Don’t Trust Your Google Analytics Numbers
I’ve always considered my data to be fairly safe with Google, but it seems as though Google has lost some Analytics data last week. If you’ve logged on to Analytics yesterday you might have noticed a little message from Google:

Looking at one of our client’s transaction data, we noticed that the dates with low transactions coincide with the dates mentioned in the notice.

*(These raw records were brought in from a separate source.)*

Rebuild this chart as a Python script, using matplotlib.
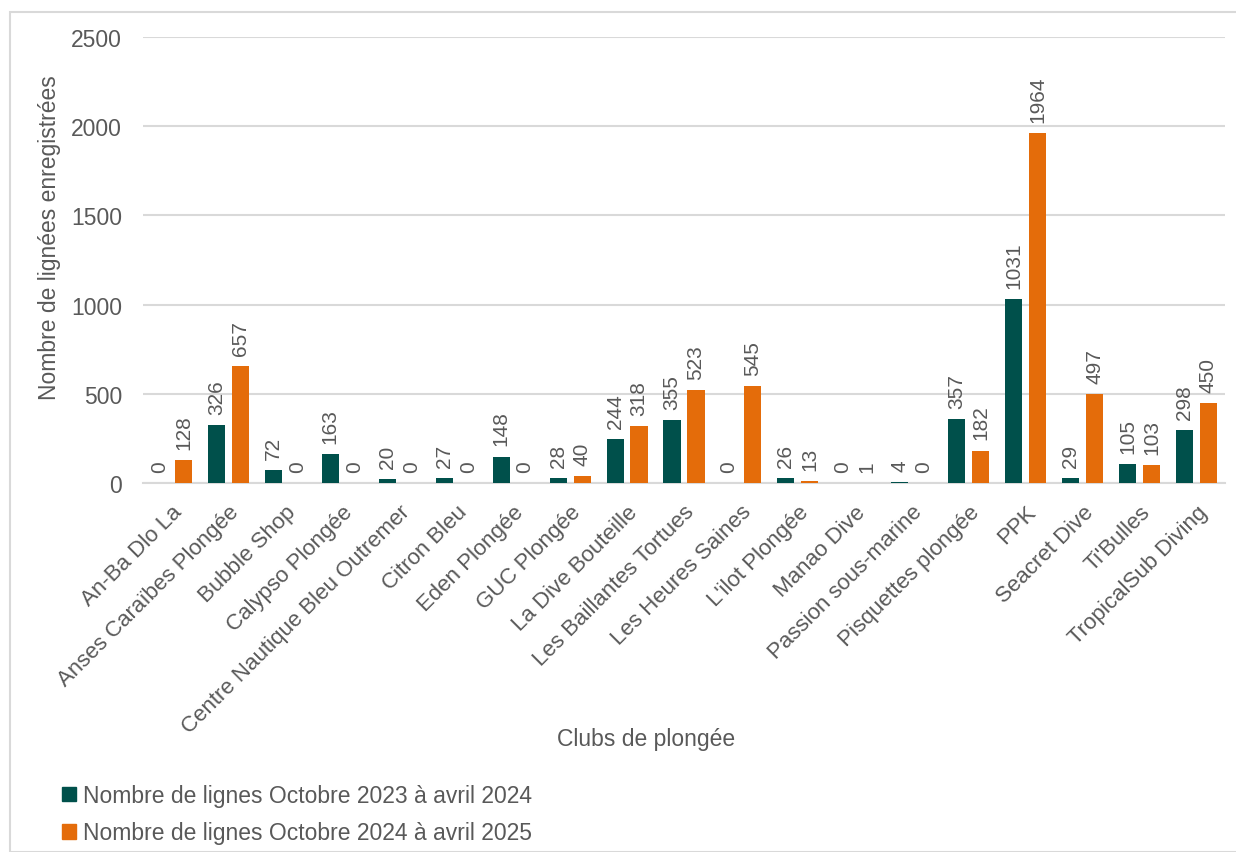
import matplotlib
matplotlib.use("Agg")
import matplotlib.pyplot as plt
import numpy as np
from matplotlib.patches import Rectangle, Patch
import matplotlib.transforms as mtransforms

clubs = ["An-Ba Dlo La", "Anses Caraïbes Plongée", "Bubble Shop", "Calypso Plongée",
         "Centre Nautique Bleu Outremer", "Citron Bleu", "Eden Plongée", "GUC Plongée",
         "La Dive Bouteille", "Les Baillantes Tortues", "Les Heures Saines", "L'ilot Plongée",
         "Manao Dive", "Passion sous-marine", "Pisquettes plongée", "PPK", "Seacret Dive",
         "Ti'Bulles", "TropicalSub Diving"]
serie_2023 = [0, 326, 72, 163, 20, 27, 148, 28, 244, 355, 0, 26, 0, 4, 357, 1031, 29, 105, 298]
serie_2024 = [128, 657, 0, 0, 0, 0, 0, 40, 318, 523, 545, 13, 1, 0, 182, 1964, 497, 103, 450]
label_2023 = "Nombre de lignes Octobre 2023 à avril 2024"
label_2024 = "Nombre de lignes Octobre 2024 à avril 2025"
yticks = [0, 500, 1000, 1500, 2000, 2500]

TEAL = "#00504B"
ORANGE = "#E46C0A"
GREY = "#595959"
GRID = "#D9D9D9"

plt.rcParams['font.family'] = ['Liberation Sans', 'DejaVu Sans']

W, H = 1236, 853
fig = plt.figure(figsize=(W / 100, H / 100), dpi=100)
ax = fig.add_axes([143 / W, 1 - 484 / H, (1225 - 143) / W, (484 - 38) / H])

x = np.arange(len(clubs))
bw = 0.30
off = 0.21
b1 = ax.bar(x - off, serie_2023, bw, color=TEAL, label=label_2023, zorder=3)
b2 = ax.bar(x + off, serie_2024, bw, color=ORANGE, label=label_2024, zorder=3)

for bars in (b1, b2):
    ax.bar_label(bars, padding=8, rotation=90, fontsize=15, color=GREY)

ax.set_xlim(-0.5, len(clubs) - 0.5)
ax.set_ylim(0, 2500)
ax.set_yticks(yticks)
ax.set_yticklabels([str(v) for v in yticks], fontsize=16.5, color=GREY)
ax.yaxis.grid(True, color=GRID, linewidth=1.5, zorder=0)
ax.set_axisbelow(True)
ax.tick_params(axis='both', length=0)
ax.tick_params(axis='y', pad=15)
for s in ["top", "right", "left"]:
    ax.spines[s].set_visible(False)
ax.spines["bottom"].set_color(GRID)
ax.spines["bottom"].set_linewidth(1.5)

ax.set_xticks(x)
ax.set_xticklabels(clubs, rotation=45, ha='right', va='top', rotation_mode='anchor',
                   fontsize=16, color=GREY)
ax.tick_params(axis='x', pad=13)
offset = mtransforms.ScaledTranslation(0 / 100, 0, fig.dpi_scale_trans)
for lab in ax.get_xticklabels():
    lab.set_transform(lab.get_transform() + offset)

fig.text(50 / W, 1 - 238 / H, "Nombre de lignées enregistrées", rotation=90,
         ha='center', va='center', fontsize=16.5, color=GREY)
fig.text(646 / W, 1 - 740 / H, "Clubs de plongée", ha='center', va='center',
         fontsize=16.5, color=GREY)

handles = [Patch(color=TEAL), Patch(color=ORANGE)]
fig.legend(handles, [label_2023, label_2024], loc='upper left',
           bbox_to_anchor=(53 / W, 1 - 776 / H), frameon=False, fontsize=16.5,
           labelcolor=GREY, handlelength=0.6, handleheight=0.6, handletextpad=0.3,
           labelspacing=0.62, borderaxespad=0)

fig.patches.append(Rectangle((10 / W, 0), 1.2, 1 - 13 / H, transform=fig.transFigure,
                             fill=False, edgecolor=GRID, linewidth=1.5))

fig.savefig("out.png", dpi=100)
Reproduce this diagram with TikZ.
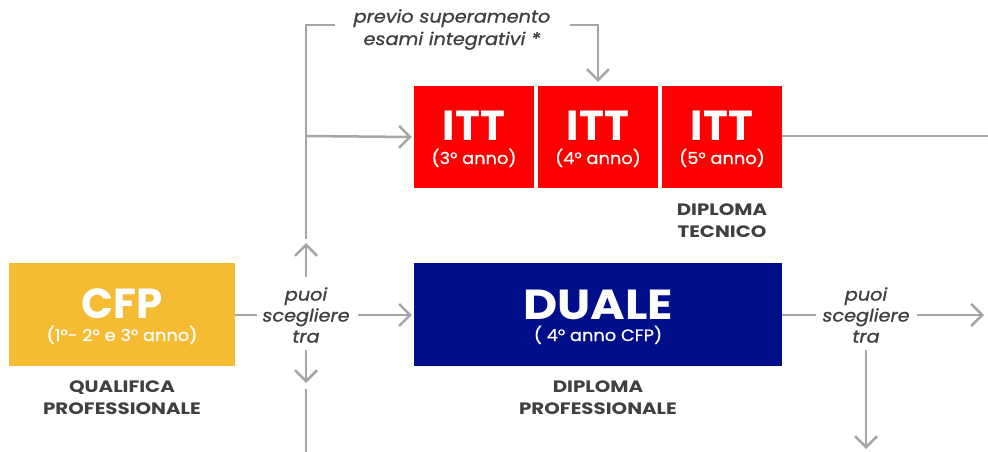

Most accounts were affected by the processing error, though Google promises that the correct data will be restored by today. Data from Adwords is still accurate, but some of the data from our direct and organic transactions which were tracked by Analytics may be lost, according to Google.
“E-commerce transactions were affected more heavily than other metrics, and a small percentage of e-commerce data from those dates may not be recoverable.”
For those of you without e-commerce tracking, Google says a small percentage of data may still be lost. A small percentage isn’t much to you or me, but if we’re talking about Google scale data – a small percentage is a lot.
As a side note, this isn’t the first time I’ve noticed screwy numbers with Analytics. I’ve been wondering if Google’s math is off in their calculations of Total Absolute Unique Visitors:

If you pull out a calculator and add the individual numbers up, you’ll see that the individual numbers add up to 27,938. I still haven’t been able to figure out where Google gets 26,703 from. I’ve seen this in every account I’ve come across. If someone knows why this is happening, please enlighten me.










May 19th, 2008 at 7:20 am
I don’t know why it’s happening, but figured I’d let you know you’re not the only one seeing it. I actually track site performance with a few different analytic-type sites and run a separate spreadsheet to compare results. Sometimes the variance between reports is staggering.